Gordon Waring, who heads the seal research program for NOAA’s Northeast Fisheries Science Center, says, to date, there is no data to support claims that seals are having a significant impact on the local fishery. But, he adds, researchers don’t have the tools and data available to really say what the direct impact is.
He says finding funds to study seal populations has always been a battle. In the 1990s, when NOAA had more funds for studying protected species, right whales and other species got the bulk of the funding instead of seals. Now, he says, the seal priority has gone up at a time when federal funds in general have become tougher to obtain.
Waring says he is trying to obtain funding to count a backlog of aerial images that would provide a better count of just how many seals there are, and also to study seal pups to learn just how fast the population is growing.
So far, studies of seal feces have suggested seals are eating a broad array of fish and not just targeting groundfish, he says.
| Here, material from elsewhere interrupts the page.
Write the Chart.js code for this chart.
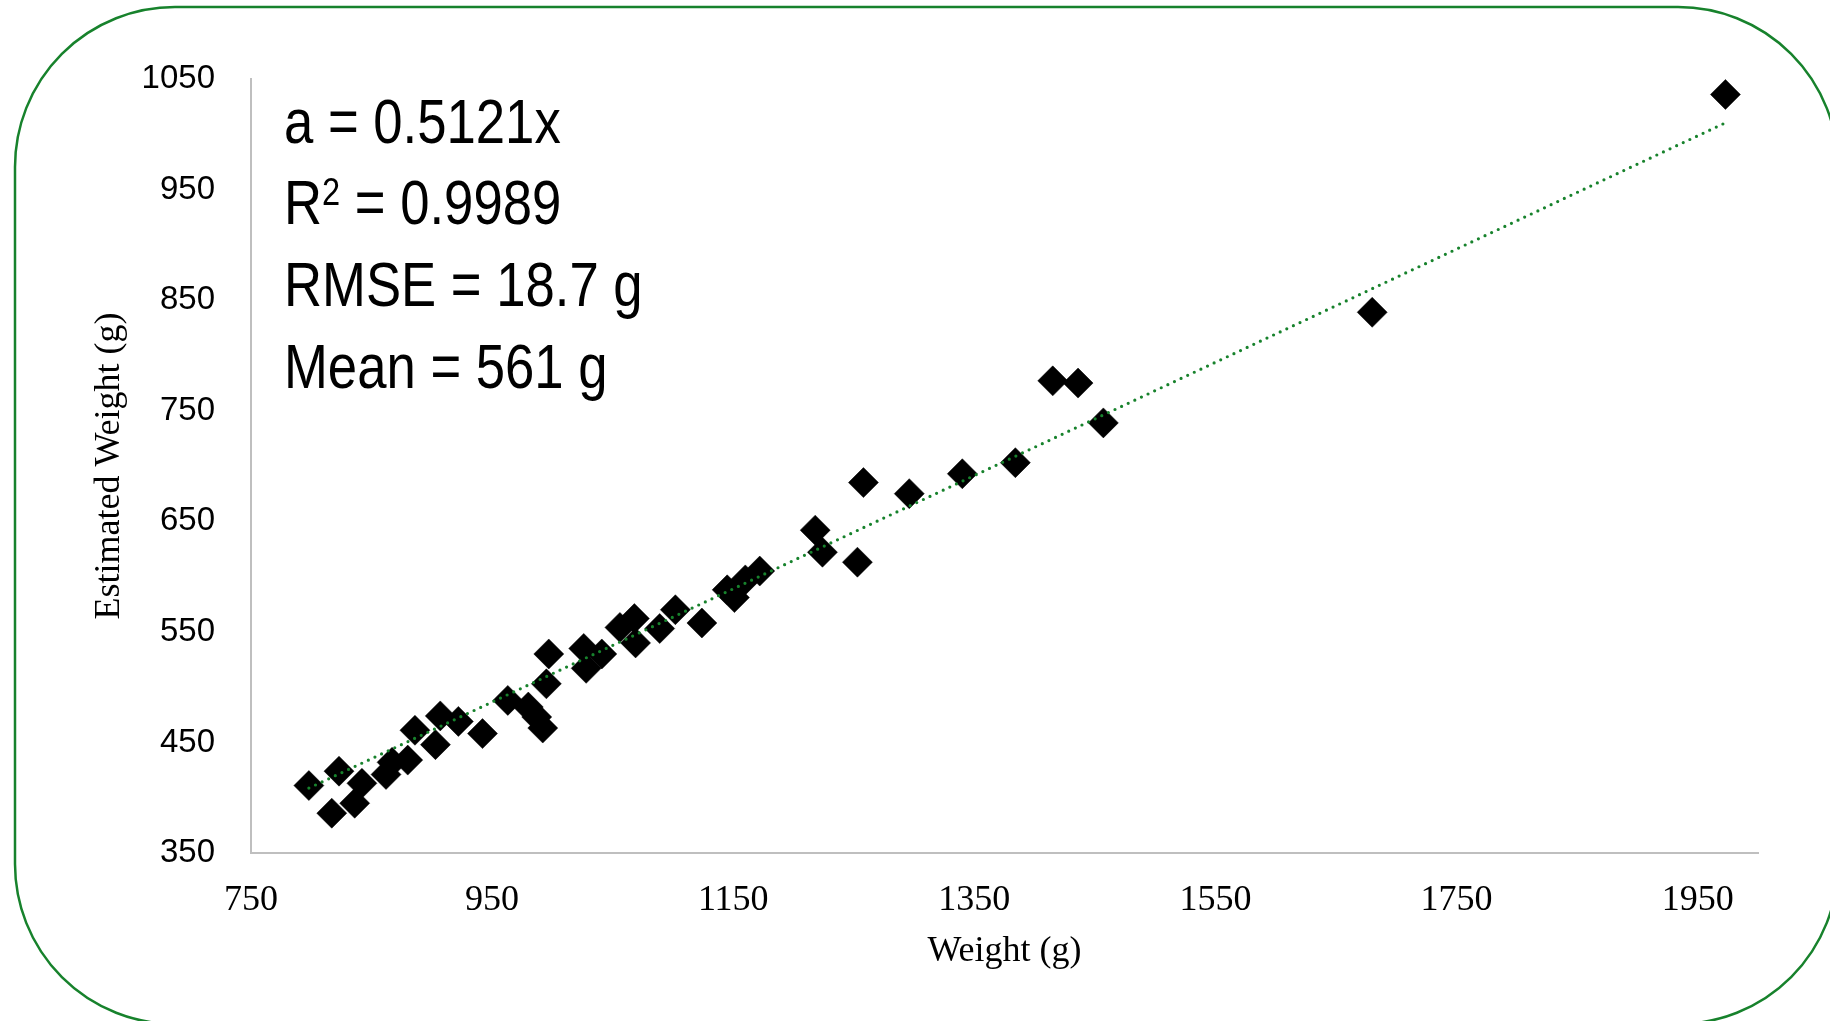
<!DOCTYPE html>
<html>
<head>
<meta charset="utf-8">
<script src="https://cdn.jsdelivr.net/npm/chart.js@4.4.1/dist/chart.umd.min.js"></script>
<style>
  html, body { margin: 0; padding: 0; background: #fff; }
  canvas { display: block; }
</style>
</head>
<body>
<canvas id="weightChart" width="1830" height="1021"></canvas>
<script>
const weightX = [798, 817, 823, 836, 842, 862, 867, 880, 886, 903, 907, 922, 942, 963, 980, 987, 992, 995, 997,
    1026, 1028, 1041, 1056, 1068, 1069, 1089, 1102, 1124, 1145, 1151, 1160, 1172, 1218, 1224, 1253, 1258,
    1296, 1340, 1384, 1415, 1436, 1457, 1680, 1973];
const estimatedY = [411, 386, 424, 395, 413, 421, 432, 434, 461, 448, 474, 469, 458, 488, 482, 473, 463, 503, 530,
    535, 517, 530, 554, 562, 540, 553, 570, 558, 588, 581, 597, 605, 642, 622, 613, 685,
    675, 693, 703, 777, 775, 739, 839, 1036];

// end points of the dotted trend line
const trendX = [798, 1973];
const trendY = [408.7, 1010.4];

const xTicks = [750, 950, 1150, 1350, 1550, 1750, 1950];
const yTicks = [350, 450, 550, 650, 750, 850, 950, 1050];

const statLines = ["a = 0.5121x", "R2 = 0.9989", "RMSE = 18.7 g", "Mean = 561 g"];

const green = "#17822c";
const narrow = 0.836;

// rounded frame round the whole figure
const framePlugin = {
    id: "frame",
    beforeDraw(chart) {
        const ctx = chart.ctx;
        ctx.save();
        ctx.fillStyle = "#fff";
        ctx.fillRect(0, 0, chart.width, chart.height);
        const l = 15, t = 7, r = 1838, b = 1024, rad = 160;
        ctx.beginPath();
        ctx.moveTo(l + rad, t);
        ctx.arcTo(r, t, r, b, rad);
        ctx.arcTo(r, b, l, b, rad);
        ctx.arcTo(l, b, l, t, rad);
        ctx.arcTo(l, t, r, t, rad);
        ctx.closePath();
        ctx.strokeStyle = green;
        ctx.lineWidth = 2.5;
        ctx.stroke();
        ctx.restore();
    }
};

// statistics block, condensed sans like the original
const statsPlugin = {
    id: "stats",
    afterDraw(chart) {
        const ctx = chart.ctx;
        const x0 = 284;
        const base = [143, 224, 306, 388];
        ctx.save();
        ctx.fillStyle = "#000";
        ctx.textBaseline = "alphabetic";
        statLines.forEach((txt, i) => {
            ctx.save();
            ctx.translate(x0, base[i]);
            ctx.scale(narrow, 1);
            ctx.font = "63px 'Liberation Sans', Arial, sans-serif";
            if (txt.startsWith("R2")) {
                ctx.fillText("R", 0, 0);
                let w = ctx.measureText("R").width;
                ctx.font = "39px 'Liberation Sans', Arial, sans-serif";
                ctx.fillText("2", w, -19);
                w += ctx.measureText("2").width;
                ctx.font = "63px 'Liberation Sans', Arial, sans-serif";
                ctx.fillText(txt.slice(2), w, 0);
            } else {
                ctx.fillText(txt, 0, 0);
            }
            ctx.restore();
        });
        ctx.restore();
    }
};

const points = weightX.map((x, i) => ({ x: x, y: estimatedY[i] }));
const trend = trendX.map((x, i) => ({ x: x, y: trendY[i] }));

new Chart(document.getElementById("weightChart"), {
    type: "scatter",
    data: {
        datasets: [
            {
                label: "trend",
                data: trend,
                showLine: true,
                order: 0,
                borderColor: green,
                borderWidth: 3.2,
                borderDash: [0, 7.3],
                borderCapStyle: "round",
                pointRadius: 0,
                fill: false
            },
            {
                label: "Estimated",
                data: points,
                order: 1,
                pointStyle: "rectRot",
                pointRadius: 15,
                backgroundColor: "#000",
                borderColor: "#000",
                borderWidth: 0.5
            }
        ]
    },
    options: {
        responsive: false,
        animation: false,
        devicePixelRatio: 1,
        layout: { padding: { left: 0, top: 79, right: 72, bottom: 0 } },
        plugins: {
            legend: { display: false },
            tooltip: { enabled: false }
        },
        scales: {
            x: {
                type: "linear",
                min: 750,
                max: 2000,
                afterBuildTicks: (s) => { s.ticks = xTicks.map(v => ({ value: v })); },
                afterFit: (s) => { s.height = 168; },
                grid: { display: false, drawTicks: false },
                border: { display: true, color: "#bfbfbf", width: 2 },
                ticks: {
                    padding: 26,
                    color: "#000",
                    maxRotation: 0,
                    callback: (v) => String(v),
                    font: { family: "'Liberation Serif', 'Times New Roman', serif", size: 36 }
                },
                title: {
                    display: true,
                    text: "Weight (g)",
                    color: "#000",
                    padding: { top: 0, bottom: 48 },
                    font: { family: "'Liberation Serif', 'Times New Roman', serif", size: 36 }
                }
            },
            y: {
                type: "linear",
                min: 350,
                max: 1050,
                afterBuildTicks: (s) => { s.ticks = yTicks.map(v => ({ value: v })); },
                afterFit: (s) => { s.width = 251; },
                grid: { display: false, drawTicks: false },
                border: { display: true, color: "#bfbfbf", width: 2 },
                ticks: {
                    padding: 36,
                    color: "#000",
                    callback: (v) => String(v),
                    font: { family: "'Liberation Sans', Arial, sans-serif", size: 33 }
                },
                title: {
                    display: true,
                    text: "Estimated Weight (g)",
                    color: "#000",
                    padding: { top: 88, bottom: 0 },
                    font: { family: "'Liberation Serif', 'Times New Roman', serif", size: 36 }
                }
            }
        }
    },
    plugins: [framePlugin, statsPlugin]
});
</script>
</body>
</html>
But, he adds, if seals are only eating the bellies of groundfish and not bones such as the skull or backbone — as fishermen have suggested they do — then those fish would not show up in fecal studies. A better approach, says Waring, would be to study blubber core samples from seals, which would give researchers a larger history of their diet. But that requires an extensive program of capturing live seals and processing data, all of which — of course — requires funds.
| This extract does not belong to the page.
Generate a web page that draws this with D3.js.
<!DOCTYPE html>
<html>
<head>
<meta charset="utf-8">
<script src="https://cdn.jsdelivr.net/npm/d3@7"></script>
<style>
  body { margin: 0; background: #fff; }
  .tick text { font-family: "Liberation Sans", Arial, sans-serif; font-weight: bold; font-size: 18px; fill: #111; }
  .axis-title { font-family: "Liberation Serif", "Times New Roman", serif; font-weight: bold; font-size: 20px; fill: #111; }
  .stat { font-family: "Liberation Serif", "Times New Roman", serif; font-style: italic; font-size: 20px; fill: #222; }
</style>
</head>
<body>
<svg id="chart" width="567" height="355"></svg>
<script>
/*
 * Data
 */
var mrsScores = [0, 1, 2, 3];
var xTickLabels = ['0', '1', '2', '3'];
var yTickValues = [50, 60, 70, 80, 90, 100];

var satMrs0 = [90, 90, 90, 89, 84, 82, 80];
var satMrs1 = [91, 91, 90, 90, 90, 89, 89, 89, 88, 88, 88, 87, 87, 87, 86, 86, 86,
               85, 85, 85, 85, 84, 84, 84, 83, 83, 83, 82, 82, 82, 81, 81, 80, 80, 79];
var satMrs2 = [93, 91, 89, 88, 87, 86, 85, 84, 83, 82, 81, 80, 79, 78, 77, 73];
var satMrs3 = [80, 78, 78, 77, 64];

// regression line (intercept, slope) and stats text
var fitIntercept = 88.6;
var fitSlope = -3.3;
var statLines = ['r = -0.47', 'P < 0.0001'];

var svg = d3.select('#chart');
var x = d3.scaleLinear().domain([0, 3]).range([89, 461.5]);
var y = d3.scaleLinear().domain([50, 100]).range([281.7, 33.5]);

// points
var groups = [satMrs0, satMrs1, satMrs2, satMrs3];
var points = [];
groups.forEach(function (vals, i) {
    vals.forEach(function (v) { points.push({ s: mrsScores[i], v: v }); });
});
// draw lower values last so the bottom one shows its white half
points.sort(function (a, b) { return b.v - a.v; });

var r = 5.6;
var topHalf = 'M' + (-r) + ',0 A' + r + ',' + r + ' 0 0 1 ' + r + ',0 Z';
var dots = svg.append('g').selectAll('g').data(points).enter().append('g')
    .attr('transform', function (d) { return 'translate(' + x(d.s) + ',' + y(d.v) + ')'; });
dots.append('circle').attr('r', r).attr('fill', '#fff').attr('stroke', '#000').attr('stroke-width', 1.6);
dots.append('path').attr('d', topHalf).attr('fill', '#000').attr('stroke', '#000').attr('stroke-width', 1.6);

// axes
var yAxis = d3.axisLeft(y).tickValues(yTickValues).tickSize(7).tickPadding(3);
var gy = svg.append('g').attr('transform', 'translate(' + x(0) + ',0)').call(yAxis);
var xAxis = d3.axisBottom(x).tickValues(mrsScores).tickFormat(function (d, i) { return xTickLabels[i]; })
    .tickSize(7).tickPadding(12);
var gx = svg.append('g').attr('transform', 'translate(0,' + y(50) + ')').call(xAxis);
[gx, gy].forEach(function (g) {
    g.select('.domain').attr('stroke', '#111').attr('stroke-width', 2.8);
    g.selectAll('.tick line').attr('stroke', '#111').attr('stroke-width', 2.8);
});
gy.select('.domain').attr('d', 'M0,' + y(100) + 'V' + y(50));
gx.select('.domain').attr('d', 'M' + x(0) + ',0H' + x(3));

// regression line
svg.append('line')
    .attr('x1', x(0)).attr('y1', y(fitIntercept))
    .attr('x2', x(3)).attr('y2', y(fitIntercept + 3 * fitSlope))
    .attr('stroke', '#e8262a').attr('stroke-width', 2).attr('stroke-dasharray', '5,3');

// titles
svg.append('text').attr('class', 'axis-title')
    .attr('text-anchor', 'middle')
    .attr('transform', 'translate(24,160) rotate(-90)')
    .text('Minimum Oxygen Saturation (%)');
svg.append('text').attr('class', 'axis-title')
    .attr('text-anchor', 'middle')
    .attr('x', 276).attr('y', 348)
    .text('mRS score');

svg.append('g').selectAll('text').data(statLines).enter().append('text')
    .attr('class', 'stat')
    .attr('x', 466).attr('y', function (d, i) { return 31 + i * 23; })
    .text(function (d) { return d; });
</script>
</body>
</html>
“We’re working to try to obtain more funding,” says Waring. “There are a lot of stakeholders who have a lot of questions.”
Meanwhile, those waiting for Chatham’s recently healthy population of great white sharks to help thin the seal herd shouldn’t hold their breath.
Greg Skomal, the project leader of Massachusetts’ Shark Research Program, says while there is no data to back it up, it’s a pretty safe assumption that the increase in great white sharks is directly related to the number of seals in the area. And, he says, he does expect the seal population will plateau at some point. But it’s unlikely to be because of sharks.
“I don’t think they eat enough,” says Skomal.
Like seals, Skomal says, there is still lots we don’t know about shark behavior. But what research there is, he says, suggests that great white sharks — despite their fearsome reputation and huge size — generally only need to eat from once every couple of weeks to more than a month.
With seemingly no relief in sight, the growing conflict between fishermen and seals looks like it will continue, while researchers like Waring say there is no indication the region’s seal population has reached its capacity. It leaves fishermen like Our at a loss for what can be done. “Everybody talks about it,” says Our. “But nobody is going to grab that bull by the horns.”
Our says even if you took all the seals away tomorrow, it would likely take a decade for the groundfishery to return. With an already strained fishery and a public that has little stomach to take on an adorable, protected creature, the future of Chatham’s groundfishery seems dubious.
“If you’re trying to grow a field of corn,” says Our, “you can’t have a field filled with locusts.”